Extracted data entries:

§ §

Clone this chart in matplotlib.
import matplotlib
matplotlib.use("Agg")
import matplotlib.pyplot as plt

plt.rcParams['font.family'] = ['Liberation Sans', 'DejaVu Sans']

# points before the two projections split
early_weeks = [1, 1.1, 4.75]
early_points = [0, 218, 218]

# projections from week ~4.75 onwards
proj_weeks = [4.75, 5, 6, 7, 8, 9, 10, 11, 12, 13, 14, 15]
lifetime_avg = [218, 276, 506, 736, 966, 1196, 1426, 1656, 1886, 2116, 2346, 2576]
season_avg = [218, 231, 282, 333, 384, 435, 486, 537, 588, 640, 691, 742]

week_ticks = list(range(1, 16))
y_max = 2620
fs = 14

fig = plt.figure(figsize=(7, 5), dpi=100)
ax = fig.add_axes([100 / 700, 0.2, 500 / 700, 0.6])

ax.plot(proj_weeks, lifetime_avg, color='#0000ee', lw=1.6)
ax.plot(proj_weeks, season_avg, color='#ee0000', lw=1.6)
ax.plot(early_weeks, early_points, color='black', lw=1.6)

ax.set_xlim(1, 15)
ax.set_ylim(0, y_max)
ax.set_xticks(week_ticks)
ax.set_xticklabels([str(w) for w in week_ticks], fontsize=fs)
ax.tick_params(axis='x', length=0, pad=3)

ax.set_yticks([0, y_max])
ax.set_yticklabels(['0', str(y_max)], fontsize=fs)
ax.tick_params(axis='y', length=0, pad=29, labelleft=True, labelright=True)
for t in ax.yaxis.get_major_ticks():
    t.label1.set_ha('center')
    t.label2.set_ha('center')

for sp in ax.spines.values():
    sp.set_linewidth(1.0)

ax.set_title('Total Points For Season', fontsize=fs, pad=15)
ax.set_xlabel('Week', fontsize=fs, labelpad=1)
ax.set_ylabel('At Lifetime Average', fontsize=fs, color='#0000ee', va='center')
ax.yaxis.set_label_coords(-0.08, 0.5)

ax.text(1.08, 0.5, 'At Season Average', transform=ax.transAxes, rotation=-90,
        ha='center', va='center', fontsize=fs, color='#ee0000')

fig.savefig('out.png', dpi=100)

§ §

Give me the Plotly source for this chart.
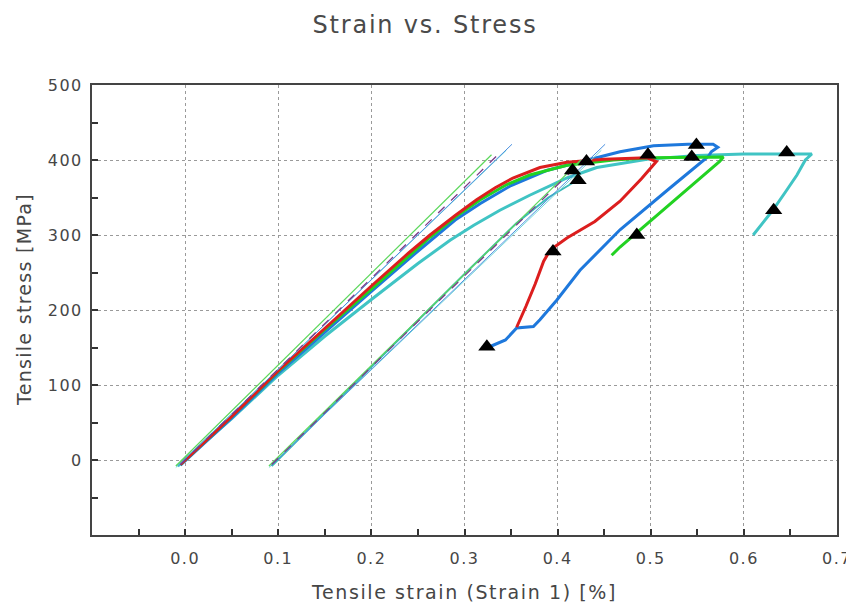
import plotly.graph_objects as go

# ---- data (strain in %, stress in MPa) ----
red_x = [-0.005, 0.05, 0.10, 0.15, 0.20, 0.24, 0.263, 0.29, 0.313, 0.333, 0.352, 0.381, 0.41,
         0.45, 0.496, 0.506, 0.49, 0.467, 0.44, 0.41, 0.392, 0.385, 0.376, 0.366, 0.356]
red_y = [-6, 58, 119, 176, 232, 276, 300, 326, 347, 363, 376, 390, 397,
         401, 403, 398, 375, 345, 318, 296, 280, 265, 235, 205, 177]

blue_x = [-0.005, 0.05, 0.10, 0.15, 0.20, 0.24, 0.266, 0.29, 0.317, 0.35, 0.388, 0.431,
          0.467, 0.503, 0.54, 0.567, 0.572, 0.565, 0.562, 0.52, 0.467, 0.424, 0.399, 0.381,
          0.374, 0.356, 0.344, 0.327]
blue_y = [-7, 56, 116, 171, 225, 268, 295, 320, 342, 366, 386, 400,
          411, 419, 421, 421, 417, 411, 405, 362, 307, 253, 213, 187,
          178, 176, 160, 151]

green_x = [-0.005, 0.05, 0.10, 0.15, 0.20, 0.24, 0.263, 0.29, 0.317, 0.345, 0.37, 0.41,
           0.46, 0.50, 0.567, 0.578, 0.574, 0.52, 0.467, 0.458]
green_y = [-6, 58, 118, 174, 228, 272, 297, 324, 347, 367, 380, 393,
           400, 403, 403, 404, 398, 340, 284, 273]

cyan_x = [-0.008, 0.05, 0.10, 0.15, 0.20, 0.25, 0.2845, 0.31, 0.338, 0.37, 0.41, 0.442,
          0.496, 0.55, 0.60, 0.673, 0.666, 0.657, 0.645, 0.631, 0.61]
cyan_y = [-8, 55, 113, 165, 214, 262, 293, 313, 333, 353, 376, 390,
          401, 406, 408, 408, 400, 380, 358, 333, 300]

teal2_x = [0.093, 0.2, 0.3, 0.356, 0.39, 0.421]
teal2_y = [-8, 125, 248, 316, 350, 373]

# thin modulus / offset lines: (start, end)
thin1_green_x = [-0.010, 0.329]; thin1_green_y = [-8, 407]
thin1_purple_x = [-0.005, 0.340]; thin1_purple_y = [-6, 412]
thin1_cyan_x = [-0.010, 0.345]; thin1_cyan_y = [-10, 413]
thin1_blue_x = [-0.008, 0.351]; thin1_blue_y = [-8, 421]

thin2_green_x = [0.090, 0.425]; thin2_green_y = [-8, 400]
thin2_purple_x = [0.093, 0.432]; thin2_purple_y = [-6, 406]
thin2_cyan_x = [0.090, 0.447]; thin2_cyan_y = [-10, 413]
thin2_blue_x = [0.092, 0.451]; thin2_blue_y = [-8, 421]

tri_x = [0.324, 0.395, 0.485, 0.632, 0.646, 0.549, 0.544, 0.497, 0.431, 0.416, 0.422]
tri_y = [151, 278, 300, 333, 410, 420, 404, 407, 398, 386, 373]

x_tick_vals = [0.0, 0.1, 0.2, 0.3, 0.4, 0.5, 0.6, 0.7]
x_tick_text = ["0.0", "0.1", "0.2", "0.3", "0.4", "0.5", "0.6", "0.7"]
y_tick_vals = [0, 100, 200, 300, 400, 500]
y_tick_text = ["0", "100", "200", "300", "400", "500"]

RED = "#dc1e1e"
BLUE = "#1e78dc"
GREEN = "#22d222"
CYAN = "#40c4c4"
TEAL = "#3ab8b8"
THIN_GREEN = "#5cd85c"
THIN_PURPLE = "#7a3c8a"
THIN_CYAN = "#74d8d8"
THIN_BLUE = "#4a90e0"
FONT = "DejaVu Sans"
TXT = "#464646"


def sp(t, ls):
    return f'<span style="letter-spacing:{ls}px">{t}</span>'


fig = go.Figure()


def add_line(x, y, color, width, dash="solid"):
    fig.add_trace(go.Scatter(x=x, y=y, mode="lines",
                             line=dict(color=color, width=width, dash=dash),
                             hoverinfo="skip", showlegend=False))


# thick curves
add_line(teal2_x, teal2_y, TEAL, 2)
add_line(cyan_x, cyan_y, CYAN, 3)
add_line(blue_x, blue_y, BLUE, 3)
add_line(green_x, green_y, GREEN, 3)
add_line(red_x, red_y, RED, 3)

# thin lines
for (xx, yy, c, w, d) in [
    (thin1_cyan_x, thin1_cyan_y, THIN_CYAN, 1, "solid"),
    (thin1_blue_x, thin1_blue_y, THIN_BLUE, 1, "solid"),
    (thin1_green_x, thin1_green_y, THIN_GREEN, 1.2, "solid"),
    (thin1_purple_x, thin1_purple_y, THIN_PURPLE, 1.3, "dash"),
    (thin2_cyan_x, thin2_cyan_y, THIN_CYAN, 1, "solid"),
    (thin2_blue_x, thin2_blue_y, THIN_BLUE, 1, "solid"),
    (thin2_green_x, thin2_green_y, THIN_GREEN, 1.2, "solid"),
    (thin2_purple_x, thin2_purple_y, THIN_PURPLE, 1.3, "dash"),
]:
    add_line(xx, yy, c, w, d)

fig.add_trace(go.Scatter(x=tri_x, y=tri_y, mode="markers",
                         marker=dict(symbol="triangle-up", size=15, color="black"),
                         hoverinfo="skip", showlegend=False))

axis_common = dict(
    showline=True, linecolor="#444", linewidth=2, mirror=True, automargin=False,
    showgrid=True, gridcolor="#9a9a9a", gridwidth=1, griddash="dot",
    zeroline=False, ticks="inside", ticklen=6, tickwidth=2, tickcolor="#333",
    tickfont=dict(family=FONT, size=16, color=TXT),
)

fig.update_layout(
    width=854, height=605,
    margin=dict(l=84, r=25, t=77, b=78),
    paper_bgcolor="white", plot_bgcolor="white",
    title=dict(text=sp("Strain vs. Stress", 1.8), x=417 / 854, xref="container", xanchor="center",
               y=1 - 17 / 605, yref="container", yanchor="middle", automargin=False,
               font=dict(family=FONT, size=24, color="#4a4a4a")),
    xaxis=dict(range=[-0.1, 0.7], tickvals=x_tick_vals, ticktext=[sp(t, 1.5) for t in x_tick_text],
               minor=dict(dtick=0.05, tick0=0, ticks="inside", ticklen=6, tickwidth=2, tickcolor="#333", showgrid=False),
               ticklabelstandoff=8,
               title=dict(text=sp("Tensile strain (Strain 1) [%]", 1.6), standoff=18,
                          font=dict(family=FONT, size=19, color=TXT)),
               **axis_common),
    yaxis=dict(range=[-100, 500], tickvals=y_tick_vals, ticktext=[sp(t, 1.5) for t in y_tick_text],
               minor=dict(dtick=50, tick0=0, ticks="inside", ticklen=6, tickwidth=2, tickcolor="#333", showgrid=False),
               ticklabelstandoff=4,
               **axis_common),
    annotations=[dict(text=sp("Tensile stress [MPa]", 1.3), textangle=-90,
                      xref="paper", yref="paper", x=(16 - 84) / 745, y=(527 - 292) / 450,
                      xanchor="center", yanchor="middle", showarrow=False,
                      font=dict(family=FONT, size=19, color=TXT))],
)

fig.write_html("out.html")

§ §

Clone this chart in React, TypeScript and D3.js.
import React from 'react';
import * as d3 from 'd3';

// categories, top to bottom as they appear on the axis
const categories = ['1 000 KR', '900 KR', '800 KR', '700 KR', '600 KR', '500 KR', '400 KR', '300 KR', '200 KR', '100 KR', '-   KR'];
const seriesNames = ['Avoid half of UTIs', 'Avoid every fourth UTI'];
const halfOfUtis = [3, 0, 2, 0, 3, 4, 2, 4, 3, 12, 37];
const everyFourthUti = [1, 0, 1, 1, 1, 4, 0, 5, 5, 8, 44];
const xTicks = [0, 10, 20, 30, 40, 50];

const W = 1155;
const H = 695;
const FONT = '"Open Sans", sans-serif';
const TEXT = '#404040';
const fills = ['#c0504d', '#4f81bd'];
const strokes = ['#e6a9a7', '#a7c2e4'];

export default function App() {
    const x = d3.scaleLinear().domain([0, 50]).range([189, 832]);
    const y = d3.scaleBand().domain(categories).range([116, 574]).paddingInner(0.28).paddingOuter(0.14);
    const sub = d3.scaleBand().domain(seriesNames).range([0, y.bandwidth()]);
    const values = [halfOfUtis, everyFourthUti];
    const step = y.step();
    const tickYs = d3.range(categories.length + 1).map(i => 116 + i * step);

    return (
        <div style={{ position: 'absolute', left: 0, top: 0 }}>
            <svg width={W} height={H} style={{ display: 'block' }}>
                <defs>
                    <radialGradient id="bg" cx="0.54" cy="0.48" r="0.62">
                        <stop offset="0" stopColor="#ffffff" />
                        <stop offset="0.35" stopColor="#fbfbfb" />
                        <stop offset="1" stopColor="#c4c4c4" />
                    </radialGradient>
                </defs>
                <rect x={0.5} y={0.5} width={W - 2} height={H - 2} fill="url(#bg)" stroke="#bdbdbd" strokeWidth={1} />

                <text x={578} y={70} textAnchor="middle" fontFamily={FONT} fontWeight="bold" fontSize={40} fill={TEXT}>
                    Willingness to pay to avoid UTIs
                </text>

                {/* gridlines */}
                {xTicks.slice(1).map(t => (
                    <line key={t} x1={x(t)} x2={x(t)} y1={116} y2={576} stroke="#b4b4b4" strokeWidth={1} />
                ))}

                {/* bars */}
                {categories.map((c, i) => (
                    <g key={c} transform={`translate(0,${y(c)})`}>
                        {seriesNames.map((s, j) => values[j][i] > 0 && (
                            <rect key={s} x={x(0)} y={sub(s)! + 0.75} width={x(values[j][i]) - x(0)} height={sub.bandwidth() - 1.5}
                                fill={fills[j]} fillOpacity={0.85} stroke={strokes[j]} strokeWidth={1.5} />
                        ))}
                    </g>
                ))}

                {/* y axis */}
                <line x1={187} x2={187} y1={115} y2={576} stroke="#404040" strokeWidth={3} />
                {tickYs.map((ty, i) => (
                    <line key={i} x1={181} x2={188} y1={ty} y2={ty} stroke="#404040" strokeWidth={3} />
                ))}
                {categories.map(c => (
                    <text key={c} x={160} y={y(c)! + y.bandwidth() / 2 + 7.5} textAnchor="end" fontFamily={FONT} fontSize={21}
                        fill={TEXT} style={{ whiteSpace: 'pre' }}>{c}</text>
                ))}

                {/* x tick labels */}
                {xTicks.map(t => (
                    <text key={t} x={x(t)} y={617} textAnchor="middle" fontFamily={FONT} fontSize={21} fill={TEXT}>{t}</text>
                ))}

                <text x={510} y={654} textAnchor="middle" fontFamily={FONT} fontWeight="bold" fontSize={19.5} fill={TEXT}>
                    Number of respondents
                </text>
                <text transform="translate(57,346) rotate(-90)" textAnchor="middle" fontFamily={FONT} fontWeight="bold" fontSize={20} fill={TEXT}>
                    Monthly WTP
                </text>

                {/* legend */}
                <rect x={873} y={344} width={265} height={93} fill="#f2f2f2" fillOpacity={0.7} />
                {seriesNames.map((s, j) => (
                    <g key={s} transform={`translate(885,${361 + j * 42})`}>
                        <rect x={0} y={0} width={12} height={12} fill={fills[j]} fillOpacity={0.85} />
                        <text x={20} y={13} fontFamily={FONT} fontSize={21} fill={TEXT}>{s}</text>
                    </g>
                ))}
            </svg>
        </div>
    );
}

§ §

WORK INSTRUCTIONS:
Quote word for word only the lines above from the one containing "Give me the Plotly source for this chart." through the one containing "thin1_blue_x = [-0.008, 0.351];". Pictures stay out of your copy.

COMPLETE ANSWER:
Give me the Plotly source for this chart.
import plotly.graph_objects as go

# ---- data (strain in %, stress in MPa) ----
red_x = [-0.005, 0.05, 0.10, 0.15, 0.20, 0.24, 0.263, 0.29, 0.313, 0.333, 0.352, 0.381, 0.41,
         0.45, 0.496, 0.506, 0.49, 0.467, 0.44, 0.41, 0.392, 0.385, 0.376, 0.366, 0.356]
red_y = [-6, 58, 119, 176, 232, 276, 300, 326, 347, 363, 376, 390, 397,
         401, 403, 398, 375, 345, 318, 296, 280, 265, 235, 205, 177]

blue_x = [-0.005, 0.05, 0.10, 0.15, 0.20, 0.24, 0.266, 0.29, 0.317, 0.35, 0.388, 0.431,
          0.467, 0.503, 0.54, 0.567, 0.572, 0.565, 0.562, 0.52, 0.467, 0.424, 0.399, 0.381,
          0.374, 0.356, 0.344, 0.327]
blue_y = [-7, 56, 116, 171, 225, 268, 295, 320, 342, 366, 386, 400,
          411, 419, 421, 421, 417, 411, 405, 362, 307, 253, 213, 187,
          178, 176, 160, 151]

green_x = [-0.005, 0.05, 0.10, 0.15, 0.20, 0.24, 0.263, 0.29, 0.317, 0.345, 0.37, 0.41,
           0.46, 0.50, 0.567, 0.578, 0.574, 0.52, 0.467, 0.458]
green_y = [-6, 58, 118, 174, 228, 272, 297, 324, 347, 367, 380, 393,
           400, 403, 403, 404, 398, 340, 284, 273]

cyan_x = [-0.008, 0.05, 0.10, 0.15, 0.20, 0.25, 0.2845, 0.31, 0.338, 0.37, 0.41, 0.442,
          0.496, 0.55, 0.60, 0.673, 0.666, 0.657, 0.645, 0.631, 0.61]
cyan_y = [-8, 55, 113, 165, 214, 262, 293, 313, 333, 353, 376, 390,
          401, 406, 408, 408, 400, 380, 358, 333, 300]

teal2_x = [0.093, 0.2, 0.3, 0.356, 0.39, 0.421]
teal2_y = [-8, 125, 248, 316, 350, 373]

# thin modulus / offset lines: (start, end)
thin1_green_x = [-0.010, 0.329]; thin1_green_y = [-8, 407]
thin1_purple_x = [-0.005, 0.340]; thin1_purple_y = [-6, 412]
thin1_cyan_x = [-0.010, 0.345]; thin1_cyan_y = [-10, 413]
thin1_blue_x = [-0.008, 0.351]; thin1_blue_y = [-8, 421]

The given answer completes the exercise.